Maybe this is the way it was in the twentieth century when most of the major long-term cycles were still peaking. But we're now in a new century with a new set of long-term cycles to deal with. I respectfully disagree with Russell's interpretation of Dow Theory. My observations have shown that the Transport index is actually a key leading indicator for the Dow Industrial index, and just because the Transports are rising while the Industrials are declining doesn't necessarily send a bearish signal. In fact, just the opposite is usually the case.
Since the year 2000, the DJTA has led the DJIA at every major turn. For instance, in mid- 1999-to-early 2000 (when the 30-year cycle was peaking), the Transport index made a sharp decline while the Dow 30 index made a new all-time high. This was a clear warning signal that the bear market was on its way. (To Russell's credit, he forecast this bear market in September 1999).
Even more telling, however, was the performance of the DJTA in forecast the end of the bear market in 2002. From 2001 to late 2002, the Transportation index made a double bottom low, refusing to decline below its 2001 major low. During this same time period, the Dow 30 index made a lower low. Obviously then, the Transport index was the leading indicator for the Industrials in this case.
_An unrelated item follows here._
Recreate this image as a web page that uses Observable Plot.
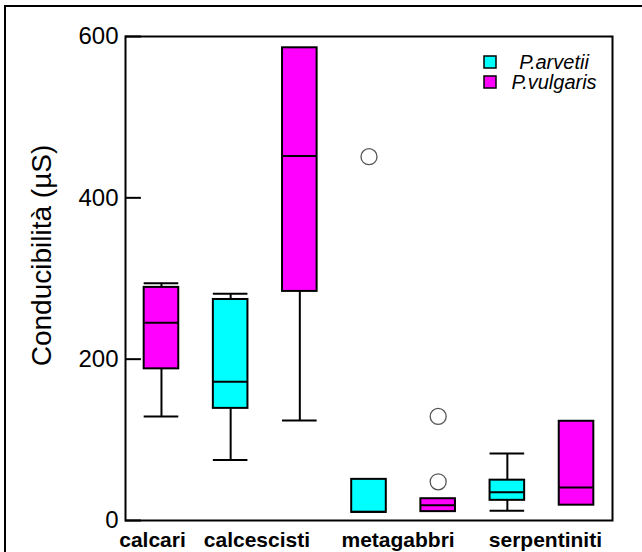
<!DOCTYPE html>
<html>
<head>
<meta charset="utf-8">
<script src="https://cdn.jsdelivr.net/npm/d3@7"></script>
<script src="https://cdn.jsdelivr.net/npm/@observablehq/plot@0.6"></script>
<style>
  body { margin: 0; background: #fff; }
  #fig { position: relative; width: 642px; height: 552px; overflow: hidden; background: #fff; }
  #fig svg { position: absolute; left: 0; top: 0; }
  #fig .edge-left { position: absolute; left: 4px; top: 5px; width: 2px; height: 547px; background: #000; }
  #fig .edge-top { position: absolute; left: 4px; top: 5px; width: 638px; height: 2px; background: #000; }
</style>
</head>
<body>
<div id="fig"></div>
<script>
// Conductivity by substrate, one box per species present on each substrate
const groups = ["calcari", "calcescisti", "calcescisti", "metagabbri", "metagabbri", "serpentiniti", "serpentiniti"];
const species = ["P.vulgaris", "P.arvetii", "P.vulgaris", "P.arvetii", "P.vulgaris", "P.arvetii", "P.vulgaris"];
const whiskerLow = [129, 75, 124, 10, 11, 12, 19];
const q1 = [188, 139, 284, 10, 11, 25, 19];
const median = [245, 172, 452, 11, 19, 35, 41];
const q3 = [289, 274, 586, 51, 27, 50, 123];
const whiskerHigh = [294, 281, 586, 51, 27, 83, 123];

// Outliers: box index (1-based) and value
const outlierBox = [4, 5, 5];
const outlierValue = [451, 129, 48];

const groupLabels = ["calcari", "calcescisti", "metagabbri", "serpentiniti"];
const groupLabelPos = [0.87, 2.38, 4.42, 6.55];
const yTicks = [0, 200, 400, 600];

const seriesNames = ["P.arvetii", "P.vulgaris"];
const seriesColors = ["#00ffff", "#ff00ff"];

const yTitle = "Conducibilità (µS)";

const boxes = groups.map((g, i) => ({
  pos: i + 1, group: g, species: species[i],
  lo: whiskerLow[i], q1: q1[i], med: median[i], q3: q3[i], hi: whiskerHigh[i]
}));
const outliers = outlierBox.map((b, i) => ({pos: b, value: outlierValue[i]}));

const half = 0.25;
const xDomain = [0.48, 7.52];
const font = "'Liberation Sans', Arial, Helvetica, sans-serif";

const chart = Plot.plot({
  width: 642,
  height: 552,
  marginLeft: 125,
  marginRight: 30,
  marginTop: 36,
  marginBottom: 32,
  style: {fontFamily: font, color: "#000", background: "transparent", overflow: "visible"},
  x: {domain: xDomain, axis: null},
  y: {domain: [0, 600], axis: null},
  color: {domain: seriesNames, range: seriesColors},
  marks: [
    // whiskers
    Plot.ruleX(boxes.filter(d => d.hi > d.q3), {x: "pos", y1: "q3", y2: "hi", stroke: "#000", strokeWidth: 2}),
    Plot.ruleX(boxes.filter(d => d.lo < d.q1), {x: "pos", y1: "lo", y2: "q1", stroke: "#000", strokeWidth: 2}),
    Plot.ruleY(boxes.filter(d => d.hi > d.q3), {y: "hi", x1: d => d.pos - half, x2: d => d.pos + half, stroke: "#000", strokeWidth: 2}),
    Plot.ruleY(boxes.filter(d => d.lo < d.q1), {y: "lo", x1: d => d.pos - half, x2: d => d.pos + half, stroke: "#000", strokeWidth: 2}),
    // boxes
    Plot.rect(boxes, {x1: d => d.pos - half, x2: d => d.pos + half, y1: "q1", y2: "q3", fill: "species", stroke: "#000", strokeWidth: 2}),
    Plot.ruleY(boxes, {y: "med", x1: d => d.pos - half, x2: d => d.pos + half, stroke: "#000", strokeWidth: 2}),
    // outliers
    Plot.dot(outliers, {x: "pos", y: "value", r: 8, fill: "#fff", stroke: "#555", strokeWidth: 1.3}),
    // inward y ticks
    Plot.ruleY(yTicks, {x1: xDomain[0], x2: xDomain[0] + 0.23, stroke: "#000", strokeWidth: 2}),
    Plot.frame({stroke: "#000", strokeWidth: 2}),
    Plot.axisY(yTicks, {tickSize: 0, tickPadding: 7, fontSize: 24, label: null}),
    Plot.axisX(groupLabelPos, {tickSize: 0, tickPadding: 12, fontSize: 21, fontWeight: "bold",
      tickFormat: d => groupLabels[groupLabelPos.indexOf(d)], label: null}),
    Plot.text([yTitle], {frameAnchor: "left", textAnchor: "middle", lineAnchor: "middle",
      dx: -83, dy: -23, rotate: -90, fontSize: 28})
  ]
});

const fig = document.getElementById("fig");
fig.appendChild(chart);

// legend inside the plot area, top right
const svg = d3.select(chart);
const legend = svg.append("g").attr("font-family", font).attr("font-size", 20).attr("font-style", "italic");
seriesNames.forEach((name, i) => {
  const cy = 62 + i * 20;
  legend.append("rect").attr("x", 484).attr("y", cy - 6).attr("width", 12).attr("height", 12)
    .attr("fill", seriesColors[i]).attr("stroke", "#000").attr("stroke-width", 1.5);
  legend.append("text").attr("x", 554).attr("y", cy).attr("dy", "0.35em")
    .attr("text-anchor", "middle").text(name);
});

// page edges
const edgeL = document.createElement("div"); edgeL.className = "edge-left"; fig.appendChild(edgeL);
const edgeT = document.createElement("div"); edgeT.className = "edge-top"; fig.appendChild(edgeT);
</script>
</body>
</html>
If anything, the desynchronization between the DJTA and the DJIA will mean only that the Transport index will correct at some point in the near future in order to come back closer in line with the Dow 30. But by the same token, the impressive rally in the Transport index is forecasting an equally impressive rally in the Industrial index in the very near future.
Speaking of DJTA, the Transports did something between Friday, Sept. 10 through Tuesday, Sept. 20 that it hasn't been able to do since late August of 1999, namely, close above the pivotal 3200 level. The only other time in the past five years the DJTA has even come close was back in January 2001 when the 3200 level was tested on an intraday basis by the DJTA but it was unable to close above it. I consider the decisive penetration above 3200 by the DJTA this month to be a major bull market signal for the months ahead (once we get past the 10-year cycle bottom in early October). I cannot emphasize how important this Dow Theory signal is from the intermediate-to-longer-term standpoint.
Notice the DJTA has an extremely bullish (longer-term) moving average pattern in its 30-week, 60-week, and 90-week moving averages. All three are in the proper correlation, are rising in unison at a good rate of change, and this hasn't happened since 1998!
It is simply amazing when you consider how well the DJTA has held up all through 2004 when other market sectors were sagging. Even more stunning is how well the Transports as a group have held up in spite of the high oil and gas prices of 2004, not to mention all the airlines that have gone bankrupt. This, my friends, is powerful underlying strength that speaks of a major bull market move ahead in the near future. The bears should be shaking in their fur right now at the message of the DJTA!
In the immediate-term, DJTA has pulled too far away from its moving averages and is likely to correct in the near-term. However, it will most likely remain above its 30-week moving average throughout the duration of the late September/early October 10-year cycle bottom.